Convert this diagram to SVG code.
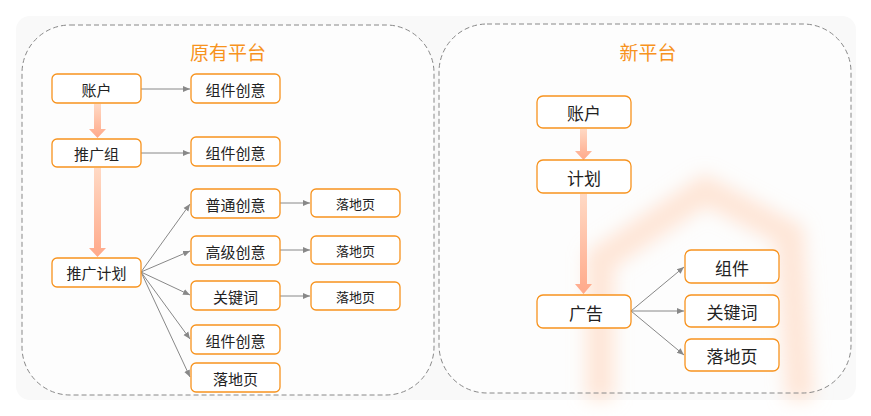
<svg xmlns="http://www.w3.org/2000/svg" width="871" height="416" viewBox="0 0 871 416">
<style>
.n rect{fill:#fff;stroke:#f7931e;stroke-width:1.3}
.n text{font-family:"Noto Sans CJK SC",sans-serif;font-size:15px;fill:#222;text-anchor:middle;dominant-baseline:central}
.r text{font-size:17px}
.t{font-family:"Noto Sans CJK SC",sans-serif;font-size:19px;fill:#f7931e;text-anchor:middle}
.c line{stroke:#888;stroke-width:1;marker-end:url(#a)}
.big{fill:url(#g)}
</style>
<defs>
<marker id="a" markerWidth="8" markerHeight="8" refX="7" refY="4" orient="auto" markerUnits="userSpaceOnUse"><path d="M0,1 L7,4 L0,7z" fill="#888"/></marker>
<linearGradient id="g" x1="0" y1="0" x2="0" y2="1"><stop offset="0" stop-color="#ffd9c4"/><stop offset="1" stop-color="#ffa98a"/></linearGradient>
<filter id="blur" x="-20%" y="-20%" width="140%" height="140%"><feGaussianBlur stdDeviation="9"/></filter>
</defs>
<rect width="871" height="416" fill="#fff"/>
<rect x="16" y="16" width="840" height="384" rx="14" fill="#f9f9f9"/>
<rect x="22" y="25" width="412" height="370" rx="48" fill="#fff" fill-opacity="0.6"/>
<rect x="439" y="24" width="412" height="369" rx="48" fill="#fff" fill-opacity="0.6"/>
<path d="M600,400 L600,260 L705,190 L790,235 L800,400" fill="none" stroke="#ffd3b8" stroke-width="28" stroke-opacity="0.55" filter="url(#blur)"/>
<rect x="22" y="25" width="412" height="370" rx="48" fill="none" stroke="#888" stroke-dasharray="5,3"/>
<rect x="439" y="24" width="412" height="369" rx="48" fill="none" stroke="#888" stroke-dasharray="5,3"/>
<text class="t" x="228" y="60">原有平台</text>
<text class="t" x="648" y="60">新平台</text>
<g id="connectors">
<path class="big" d="M94,104 h7 v25 h5 l-8.5,9 l-8.5,-9 h5z"/>
<path class="big" d="M94,168 h7 v80 h5 l-8.5,9 l-8.5,-9 h5z"/>
<path class="big" d="M580,129 h7 v22 h5 l-8.5,9 l-8.5,-9 h5z"/>
<path class="big" d="M580,194 h7 v90 h5 l-8.5,10 l-8.5,-10 h5z"/>
<g class="c">
<line x1="141" y1="89" x2="190" y2="89"/>
<line x1="141" y1="153" x2="190" y2="153"/>
<line x1="141" y1="272" x2="190" y2="204"/>
<line x1="141" y1="272" x2="190" y2="251"/>
<line x1="141" y1="272" x2="190" y2="295"/>
<line x1="141" y1="272" x2="190" y2="339"/>
<line x1="141" y1="272" x2="190" y2="377"/>
<line x1="280" y1="203" x2="310" y2="203"/>
<line x1="280" y1="250" x2="310" y2="250"/>
<line x1="280" y1="296" x2="310" y2="296"/>
<line x1="631" y1="311" x2="684" y2="267"/>
<line x1="631" y1="311" x2="684" y2="311"/>
<line x1="631" y1="311" x2="684" y2="355"/>
</g>
</g>
<g id="n1" class="n"><rect x="52" y="74" width="89" height="29" rx="5"/><text x="96.5" y="89">账户</text></g>
<g id="n2" class="n"><rect x="52" y="139" width="89" height="28" rx="5"/><text x="96.5" y="153">推广组</text></g>
<g id="n3" class="n"><rect x="52" y="258" width="89" height="29" rx="5"/><text x="96.5" y="272.5">推广计划</text></g>
<g id="n4" class="n"><rect x="191" y="74" width="89" height="29" rx="5"/><text x="235.5" y="89">组件创意</text></g>
<g id="n5" class="n"><rect x="191" y="137" width="89" height="29" rx="5"/><text x="235.5" y="152">组件创意</text></g>
<g id="n6" class="n"><rect x="191" y="189" width="89" height="29" rx="5"/><text x="235.5" y="204">普通创意</text></g>
<g id="n7" class="n"><rect x="191" y="236" width="89" height="29" rx="5"/><text x="235.5" y="251">高级创意</text></g>
<g id="n8" class="n"><rect x="191" y="281" width="89" height="29" rx="5"/><text x="235.5" y="296">关键词</text></g>
<g id="n9" class="n"><rect x="191" y="325" width="89" height="29" rx="5"/><text x="235.5" y="340">组件创意</text></g>
<g id="n10" class="n"><rect x="191" y="363" width="89" height="29" rx="5"/><text x="235.5" y="378">落地页</text></g>
<g id="n11" class="n"><rect x="311" y="189" width="89" height="28" rx="5"/><text x="355.5" y="203.5" style="font-size:13px">落地页</text></g>
<g id="n12" class="n"><rect x="311" y="236" width="89" height="28" rx="5"/><text x="355.5" y="250.5" style="font-size:13px">落地页</text></g>
<g id="n13" class="n"><rect x="311" y="282" width="89" height="28" rx="5"/><text x="355.5" y="296.5" style="font-size:13px">落地页</text></g>
<g id="r1" class="n r"><rect x="537" y="96" width="94" height="32" rx="6"/><text x="584" y="112">账户</text></g>
<g id="r2" class="n r"><rect x="537" y="160" width="94" height="33" rx="6"/><text x="584" y="177">计划</text></g>
<g id="r3" class="n r"><rect x="537" y="295" width="94" height="33" rx="6"/><text x="586" y="312">广告</text></g>
<g id="r4" class="n r"><rect x="685" y="250" width="94" height="33" rx="6"/><text x="732" y="267">组件</text></g>
<g id="r5" class="n r"><rect x="685" y="295" width="94" height="32" rx="6"/><text x="732" y="311">关键词</text></g>
<g id="r6" class="n r"><rect x="685" y="339" width="94" height="32" rx="6"/><text x="732" y="355">落地页</text></g>
</svg>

********

(Task goal)
Omit the pictures and output all of the other material exactly.

(Output below)
Convert this diagram to SVG code.
<svg xmlns="http://www.w3.org/2000/svg" width="871" height="416" viewBox="0 0 871 416">
<style>
.n rect{fill:#fff;stroke:#f7931e;stroke-width:1.3}
.n text{font-family:"Noto Sans CJK SC",sans-serif;font-size:15px;fill:#222;text-anchor:middle;dominant-baseline:central}
.r text{font-size:17px}
.t{font-family:"Noto Sans CJK SC",sans-serif;font-size:19px;fill:#f7931e;text-anchor:middle}
.c line{stroke:#888;stroke-width:1;marker-end:url(#a)}
.big{fill:url(#g)}
</style>
<defs>
<marker id="a" markerWidth="8" markerHeight="8" refX="7" refY="4" orient="auto" markerUnits="userSpaceOnUse"><path d="M0,1 L7,4 L0,7z" fill="#888"/></marker>
<linearGradient id="g" x1="0" y1="0" x2="0" y2="1"><stop offset="0" stop-color="#ffd9c4"/><stop offset="1" stop-color="#ffa98a"/></linearGradient>
<filter id="blur" x="-20%" y="-20%" width="140%" height="140%"><feGaussianBlur stdDeviation="9"/></filter>
</defs>
<rect width="871" height="416" fill="#fff"/>
<rect x="16" y="16" width="840" height="384" rx="14" fill="#f9f9f9"/>
<rect x="22" y="25" width="412" height="370" rx="48" fill="#fff" fill-opacity="0.6"/>
<rect x="439" y="24" width="412" height="369" rx="48" fill="#fff" fill-opacity="0.6"/>
<path d="M600,400 L600,260 L705,190 L790,235 L800,400" fill="none" stroke="#ffd3b8" stroke-width="28" stroke-opacity="0.55" filter="url(#blur)"/>
<rect x="22" y="25" width="412" height="370" rx="48" fill="none" stroke="#888" stroke-dasharray="5,3"/>
<rect x="439" y="24" width="412" height="369" rx="48" fill="none" stroke="#888" stroke-dasharray="5,3"/>
<text class="t" x="228" y="60">原有平台</text>
<text class="t" x="648" y="60">新平台</text>
<g id="connectors">
<path class="big" d="M94,104 h7 v25 h5 l-8.5,9 l-8.5,-9 h5z"/>
<path class="big" d="M94,168 h7 v80 h5 l-8.5,9 l-8.5,-9 h5z"/>
<path class="big" d="M580,129 h7 v22 h5 l-8.5,9 l-8.5,-9 h5z"/>
<path class="big" d="M580,194 h7 v90 h5 l-8.5,10 l-8.5,-10 h5z"/>
<g class="c">
<line x1="141" y1="89" x2="190" y2="89"/>
<line x1="141" y1="153" x2="190" y2="153"/>
<line x1="141" y1="272" x2="190" y2="204"/>
<line x1="141" y1="272" x2="190" y2="251"/>
<line x1="141" y1="272" x2="190" y2="295"/>
<line x1="141" y1="272" x2="190" y2="339"/>
<line x1="141" y1="272" x2="190" y2="377"/>
<line x1="280" y1="203" x2="310" y2="203"/>
<line x1="280" y1="250" x2="310" y2="250"/>
<line x1="280" y1="296" x2="310" y2="296"/>
<line x1="631" y1="311" x2="684" y2="267"/>
<line x1="631" y1="311" x2="684" y2="311"/>
<line x1="631" y1="311" x2="684" y2="355"/>
</g>
</g>
<g id="n1" class="n"><rect x="52" y="74" width="89" height="29" rx="5"/><text x="96.5" y="89">账户</text></g>
<g id="n2" class="n"><rect x="52" y="139" width="89" height="28" rx="5"/><text x="96.5" y="153">推广组</text></g>
<g id="n3" class="n"><rect x="52" y="258" width="89" height="29" rx="5"/><text x="96.5" y="272.5">推广计划</text></g>
<g id="n4" class="n"><rect x="191" y="74" width="89" height="29" rx="5"/><text x="235.5" y="89">组件创意</text></g>
<g id="n5" class="n"><rect x="191" y="137" width="89" height="29" rx="5"/><text x="235.5" y="152">组件创意</text></g>
<g id="n6" class="n"><rect x="191" y="189" width="89" height="29" rx="5"/><text x="235.5" y="204">普通创意</text></g>
<g id="n7" class="n"><rect x="191" y="236" width="89" height="29" rx="5"/><text x="235.5" y="251">高级创意</text></g>
<g id="n8" class="n"><rect x="191" y="281" width="89" height="29" rx="5"/><text x="235.5" y="296">关键词</text></g>
<g id="n9" class="n"><rect x="191" y="325" width="89" height="29" rx="5"/><text x="235.5" y="340">组件创意</text></g>
<g id="n10" class="n"><rect x="191" y="363" width="89" height="29" rx="5"/><text x="235.5" y="378">落地页</text></g>
<g id="n11" class="n"><rect x="311" y="189" width="89" height="28" rx="5"/><text x="355.5" y="203.5" style="font-size:13px">落地页</text></g>
<g id="n12" class="n"><rect x="311" y="236" width="89" height="28" rx="5"/><text x="355.5" y="250.5" style="font-size:13px">落地页</text></g>
<g id="n13" class="n"><rect x="311" y="282" width="89" height="28" rx="5"/><text x="355.5" y="296.5" style="font-size:13px">落地页</text></g>
<g id="r1" class="n r"><rect x="537" y="96" width="94" height="32" rx="6"/><text x="584" y="112">账户</text></g>
<g id="r2" class="n r"><rect x="537" y="160" width="94" height="33" rx="6"/><text x="584" y="177">计划</text></g>
<g id="r3" class="n r"><rect x="537" y="295" width="94" height="33" rx="6"/><text x="586" y="312">广告</text></g>
<g id="r4" class="n r"><rect x="685" y="250" width="94" height="33" rx="6"/><text x="732" y="267">组件</text></g>
<g id="r5" class="n r"><rect x="685" y="295" width="94" height="32" rx="6"/><text x="732" y="311">关键词</text></g>
<g id="r6" class="n r"><rect x="685" y="339" width="94" height="32" rx="6"/><text x="732" y="355">落地页</text></g>
</svg>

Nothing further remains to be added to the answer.